HIV infection among women worldwide has risen. While the infection rate among both men and women in sub-Saharan Africa in 1985 was roughly equal, UNAIDS estimates that today women comprise 59 per cent of adults living with HIV, (1) while among youth the gender imbalance is even more striking. Young women between the ages of 18 and 24 are three times more likely to be infected than men in the same age group. The changing demographic, or feminization, of AIDS is what made UN Secretary-General Kofi Annan declare recently that AIDS has "a woman's face", and UN Special Envoy for HIV/AIDS in Africa Stephen Lewis describe the loss of young women in sub-Saharan Africa as "a pandemic within a pandemic".

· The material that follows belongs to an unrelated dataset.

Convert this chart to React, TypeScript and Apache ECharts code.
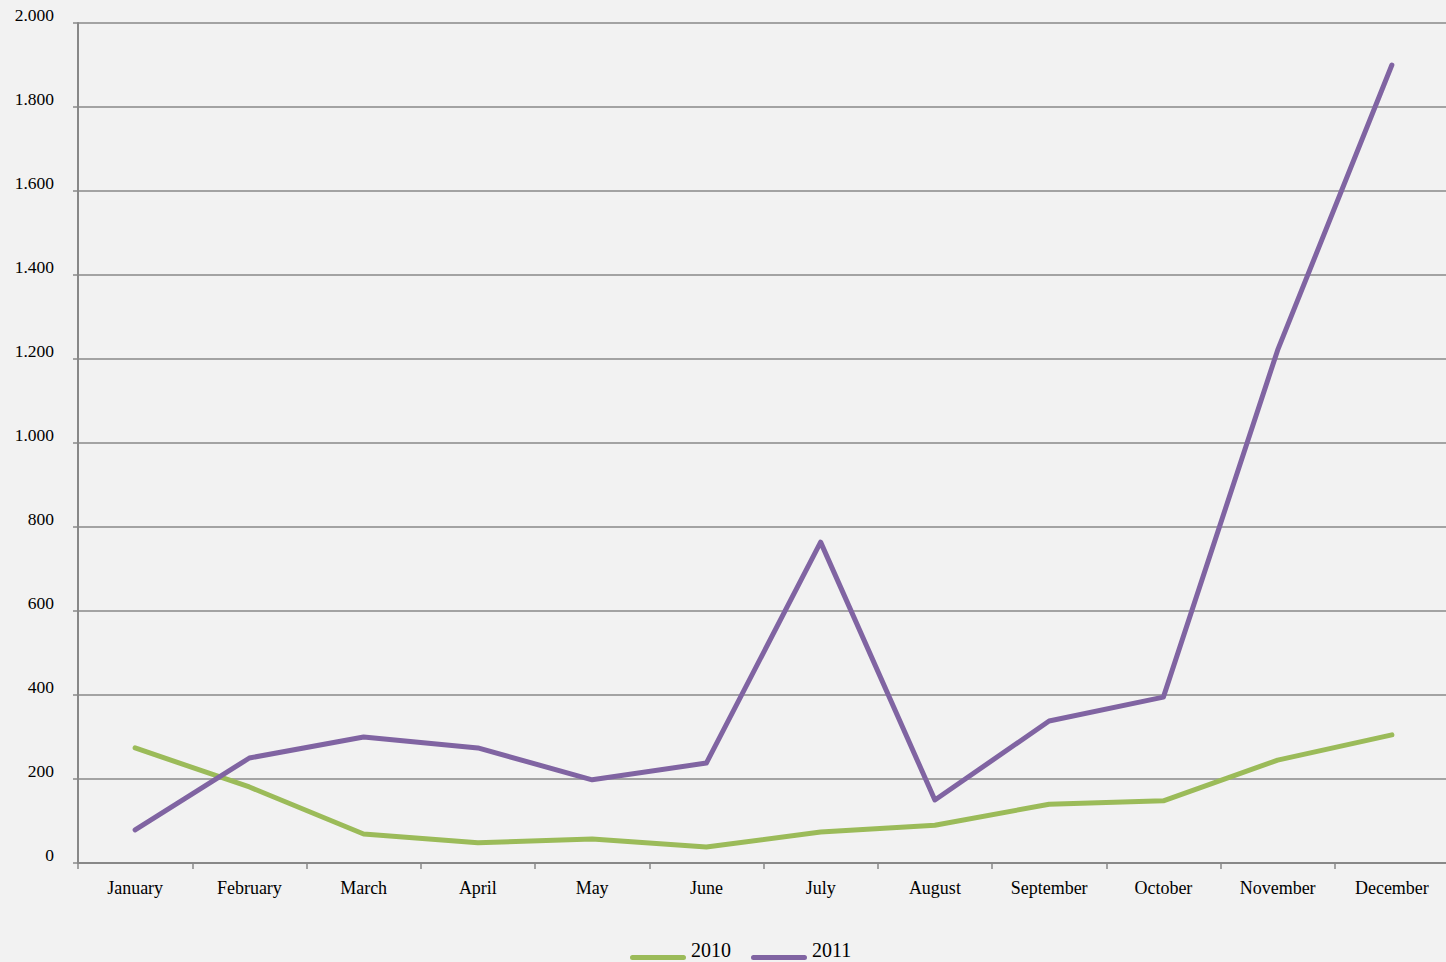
import React, { useEffect, useRef } from "react";
import * as echarts from "echarts";

const months = ["January", "February", "March", "April", "May", "June", "July", "August", "September", "October", "November", "December"];
const series2010 = [274, 181, 69, 48, 57, 38, 74, 90, 140, 148, 245, 305];
const series2011 = [79, 250, 300, 274, 198, 238, 764, 150, 338, 395, 1221, 1900];

const FONT = "Liberation Serif";
const LEGEND_ICON = "path://M0,0 M56,0 M2.5,16 L53.5,16 A2.5,2.5 0 0 1 53.5,21 L2.5,21 A2.5,2.5 0 0 1 2.5,16 Z";

export default function App() {
  const ref = useRef<HTMLDivElement>(null);
  useEffect(() => {
    const chart = echarts.init(ref.current!, undefined, { renderer: "svg" });
    chart.setOption({
      animation: false,
      backgroundColor: "#f2f2f2",
      textStyle: { fontFamily: FONT },
      grid: { left: 78, top: 23, width: 1371, height: 840, containLabel: false },
      legend: {
        bottom: 2,
        left: 630,
        padding: 0,
        icon: LEGEND_ICON,
        itemWidth: 56,
        itemHeight: 21,
        itemGap: 20,
        textStyle: { fontFamily: FONT, fontSize: 20, color: "#000" },
        data: ["2010", "2011"],
      },
      xAxis: {
        type: "category",
        data: months,
        boundaryGap: true,
        axisLine: { lineStyle: { color: "#888", width: 2 } },
        axisTick: { show: true, length: 6, lineStyle: { color: "#888", width: 1.5 } },
        axisLabel: { fontFamily: FONT, fontSize: 18, color: "#000", margin: 16, interval: 0 },
      },
      yAxis: {
        type: "value",
        min: 0,
        max: 2000,
        interval: 200,
        axisLine: { show: true, lineStyle: { color: "#888", width: 2 } },
        axisTick: { show: true, length: 5, lineStyle: { color: "#888", width: 1.5 } },
        splitLine: { lineStyle: { color: "#888", width: 1.5 } },
        axisLabel: {
          fontFamily: FONT,
          fontSize: 17.5,
          color: "#000",
          margin: 24,
          verticalAlign: "bottom",
          lineHeight: 17,
          formatter: (v: number) => v.toString().replace(/\B(?=(\d{3})+(?!\d))/g, "."),
        },
      },
      series: [
        {
          name: "2010",
          type: "line",
          data: series2010,
          showSymbol: false,
          symbol: "none",
          itemStyle: { color: "#9bbb59" },
          lineStyle: { color: "#9bbb59", width: 5, cap: "round", join: "round" },
        },
        {
          name: "2011",
          type: "line",
          data: series2011,
          showSymbol: false,
          symbol: "none",
          itemStyle: { color: "#8064a2" },
          lineStyle: { color: "#8064a2", width: 5, cap: "round", join: "round" },
        },
      ],
    });
    return () => chart.dispose();
  }, []);
  return (
    <div style={{ position: "absolute", left: 0, top: 0, width: 1446, height: 962, overflow: "hidden" }}>
      <div ref={ref} style={{ width: 1460, height: 962 }} />
    </div>
  );
}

While many women have taken action to help counsel each other and prevent the further spread of AIDS, they find themselves combating both biological factors and entrenched social norms. During sexual intercourse, the statistical probability of infection for women is higher than men, since men carry a higher viral load or concentration of HIV in semen than is produced by the female's vaginal fluid.2 However, biology cannot explain entirely the gender nature of the epidemic, as the proportion of women infected with AIDS differs vastly between countries and cultures.

In countries where gender inequality is large, women are at particular risk for contracting the disease. One great failure of prevention efforts is that an option does not exist for women to independently prevent sexual transmission of the virus. The male condom is often not a realistic option for women who live in countries where families and communities are patriarchal, as in South Africa. It is also an especially contentious issue, particularly for married couples, as women have limited leverage and bargaining power; despite its obvious limitations, there is no other alternative prevention for them.